Data section:
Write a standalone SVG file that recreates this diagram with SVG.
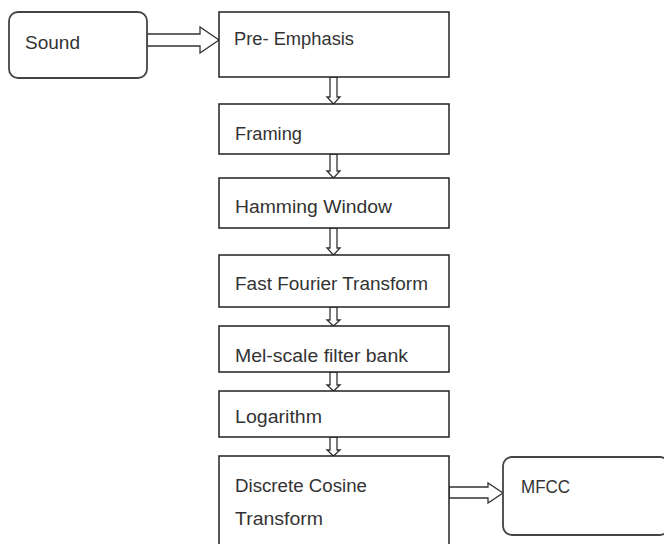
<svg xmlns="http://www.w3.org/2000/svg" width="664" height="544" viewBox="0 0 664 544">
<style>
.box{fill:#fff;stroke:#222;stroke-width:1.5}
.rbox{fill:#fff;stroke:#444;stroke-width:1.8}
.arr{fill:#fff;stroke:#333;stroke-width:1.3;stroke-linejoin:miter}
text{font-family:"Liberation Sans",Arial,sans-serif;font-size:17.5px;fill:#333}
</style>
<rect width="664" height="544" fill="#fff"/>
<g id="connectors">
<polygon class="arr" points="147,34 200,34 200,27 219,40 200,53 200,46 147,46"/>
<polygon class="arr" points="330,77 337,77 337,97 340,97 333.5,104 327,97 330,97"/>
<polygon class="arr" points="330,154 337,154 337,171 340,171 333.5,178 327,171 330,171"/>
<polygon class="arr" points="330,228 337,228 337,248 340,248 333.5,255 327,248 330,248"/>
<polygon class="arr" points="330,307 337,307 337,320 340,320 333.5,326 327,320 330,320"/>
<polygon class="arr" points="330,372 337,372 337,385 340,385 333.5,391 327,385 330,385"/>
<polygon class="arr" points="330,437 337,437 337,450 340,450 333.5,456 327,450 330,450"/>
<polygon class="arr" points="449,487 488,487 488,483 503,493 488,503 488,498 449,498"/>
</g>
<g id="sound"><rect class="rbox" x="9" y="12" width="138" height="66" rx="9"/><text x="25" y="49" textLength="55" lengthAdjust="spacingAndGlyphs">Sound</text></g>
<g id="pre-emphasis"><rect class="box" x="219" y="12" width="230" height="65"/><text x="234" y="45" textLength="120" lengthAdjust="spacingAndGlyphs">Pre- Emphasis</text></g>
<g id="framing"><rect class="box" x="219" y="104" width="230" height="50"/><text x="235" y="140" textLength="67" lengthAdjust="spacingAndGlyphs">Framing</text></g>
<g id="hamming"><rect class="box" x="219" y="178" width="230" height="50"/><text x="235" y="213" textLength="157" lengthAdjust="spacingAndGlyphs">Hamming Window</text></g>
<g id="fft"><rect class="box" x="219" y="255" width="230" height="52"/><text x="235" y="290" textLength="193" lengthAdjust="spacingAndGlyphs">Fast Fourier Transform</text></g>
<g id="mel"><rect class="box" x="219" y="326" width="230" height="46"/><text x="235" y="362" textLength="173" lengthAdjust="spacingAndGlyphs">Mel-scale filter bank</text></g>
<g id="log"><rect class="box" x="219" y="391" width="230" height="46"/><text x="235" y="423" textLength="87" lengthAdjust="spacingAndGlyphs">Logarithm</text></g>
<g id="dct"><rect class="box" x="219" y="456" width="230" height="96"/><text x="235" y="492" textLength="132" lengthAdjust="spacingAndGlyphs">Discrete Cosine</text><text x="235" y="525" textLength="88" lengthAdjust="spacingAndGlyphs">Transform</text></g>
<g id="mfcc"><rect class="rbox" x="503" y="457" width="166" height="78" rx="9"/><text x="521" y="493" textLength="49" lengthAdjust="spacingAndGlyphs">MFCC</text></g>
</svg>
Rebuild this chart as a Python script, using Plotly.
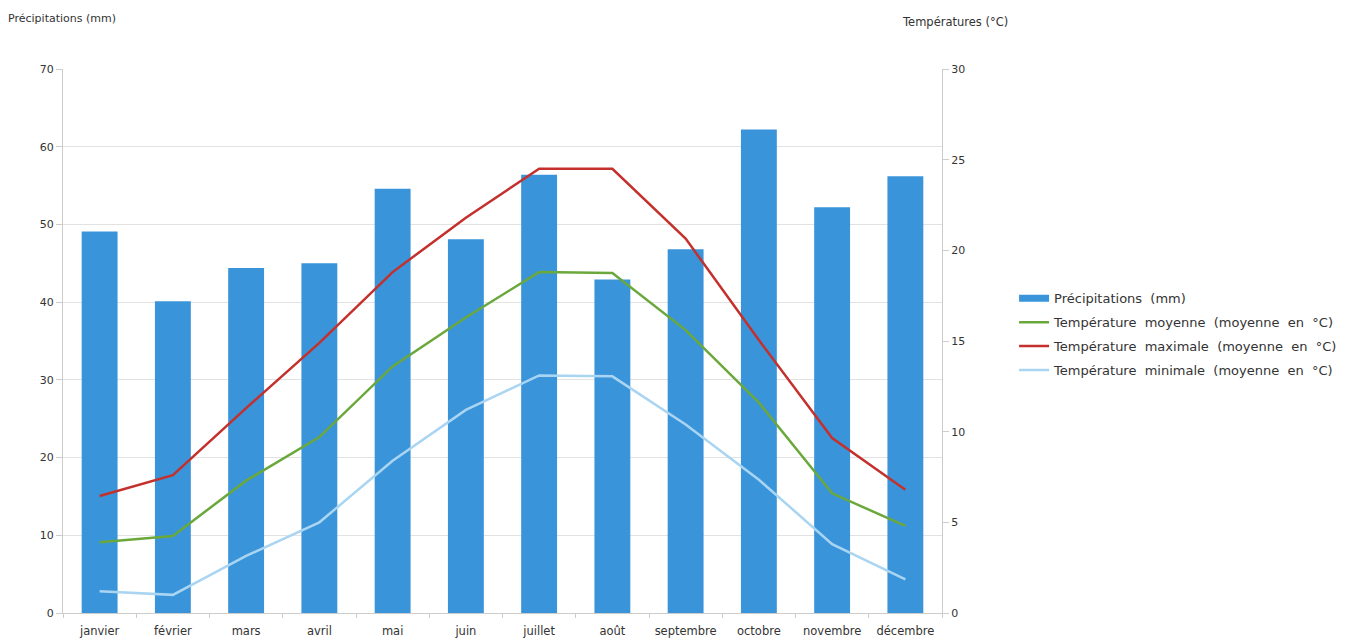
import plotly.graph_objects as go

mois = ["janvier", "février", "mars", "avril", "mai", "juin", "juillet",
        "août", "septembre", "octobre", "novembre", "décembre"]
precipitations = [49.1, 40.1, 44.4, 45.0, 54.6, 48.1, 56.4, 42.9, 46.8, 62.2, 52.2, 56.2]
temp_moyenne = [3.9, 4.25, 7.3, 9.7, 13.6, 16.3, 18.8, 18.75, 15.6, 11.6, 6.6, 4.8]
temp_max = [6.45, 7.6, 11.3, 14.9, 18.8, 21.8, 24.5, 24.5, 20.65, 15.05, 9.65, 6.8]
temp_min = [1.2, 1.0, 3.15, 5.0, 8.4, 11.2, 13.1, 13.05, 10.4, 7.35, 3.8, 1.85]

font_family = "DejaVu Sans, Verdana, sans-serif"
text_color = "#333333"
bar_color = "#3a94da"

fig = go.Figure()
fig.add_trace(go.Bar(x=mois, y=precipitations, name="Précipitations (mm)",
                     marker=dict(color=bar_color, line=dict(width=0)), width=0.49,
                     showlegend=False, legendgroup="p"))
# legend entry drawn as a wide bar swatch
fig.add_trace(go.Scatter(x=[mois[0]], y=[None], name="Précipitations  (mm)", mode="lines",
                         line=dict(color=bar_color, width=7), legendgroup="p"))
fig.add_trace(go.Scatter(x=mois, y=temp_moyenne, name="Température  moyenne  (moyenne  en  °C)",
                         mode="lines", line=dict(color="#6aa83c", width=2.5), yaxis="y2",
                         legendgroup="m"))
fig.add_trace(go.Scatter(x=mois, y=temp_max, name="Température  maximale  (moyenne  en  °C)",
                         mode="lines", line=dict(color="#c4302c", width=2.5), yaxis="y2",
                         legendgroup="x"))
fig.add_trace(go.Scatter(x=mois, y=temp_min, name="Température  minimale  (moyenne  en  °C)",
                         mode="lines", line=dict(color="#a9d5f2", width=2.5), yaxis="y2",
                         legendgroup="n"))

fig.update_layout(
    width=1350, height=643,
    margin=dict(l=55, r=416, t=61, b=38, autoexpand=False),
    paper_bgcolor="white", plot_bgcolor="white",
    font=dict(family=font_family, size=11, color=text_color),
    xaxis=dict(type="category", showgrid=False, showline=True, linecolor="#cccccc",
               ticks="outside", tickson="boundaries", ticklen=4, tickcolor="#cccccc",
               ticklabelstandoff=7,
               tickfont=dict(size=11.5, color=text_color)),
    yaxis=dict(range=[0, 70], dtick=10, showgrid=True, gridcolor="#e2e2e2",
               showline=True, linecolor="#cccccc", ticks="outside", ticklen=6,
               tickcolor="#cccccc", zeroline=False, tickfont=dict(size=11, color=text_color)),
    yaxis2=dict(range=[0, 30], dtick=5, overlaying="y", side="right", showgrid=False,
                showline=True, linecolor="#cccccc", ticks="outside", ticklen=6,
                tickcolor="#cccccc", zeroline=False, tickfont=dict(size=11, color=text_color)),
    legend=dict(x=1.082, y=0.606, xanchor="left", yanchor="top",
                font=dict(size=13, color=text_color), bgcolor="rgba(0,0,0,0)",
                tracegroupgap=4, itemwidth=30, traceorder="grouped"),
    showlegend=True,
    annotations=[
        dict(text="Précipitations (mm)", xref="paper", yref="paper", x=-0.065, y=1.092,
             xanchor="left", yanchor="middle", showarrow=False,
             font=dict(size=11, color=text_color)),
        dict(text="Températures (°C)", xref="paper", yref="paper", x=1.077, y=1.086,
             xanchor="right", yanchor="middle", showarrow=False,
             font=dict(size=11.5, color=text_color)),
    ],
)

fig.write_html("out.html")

Objective: Retype, word for word, only the lines from the one containing "Rebuild this chart" through the one containing "7.35, 3.8, 1.85]", both included, and leave out any pictures.

Reply to the exercise:
Rebuild this chart as a Python script, using Plotly.
import plotly.graph_objects as go

mois = ["janvier", "février", "mars", "avril", "mai", "juin", "juillet",
        "août", "septembre", "octobre", "novembre", "décembre"]
precipitations = [49.1, 40.1, 44.4, 45.0, 54.6, 48.1, 56.4, 42.9, 46.8, 62.2, 52.2, 56.2]
temp_moyenne = [3.9, 4.25, 7.3, 9.7, 13.6, 16.3, 18.8, 18.75, 15.6, 11.6, 6.6, 4.8]
temp_max = [6.45, 7.6, 11.3, 14.9, 18.8, 21.8, 24.5, 24.5, 20.65, 15.05, 9.65, 6.8]
temp_min = [1.2, 1.0, 3.15, 5.0, 8.4, 11.2, 13.1, 13.05, 10.4, 7.35, 3.8, 1.85]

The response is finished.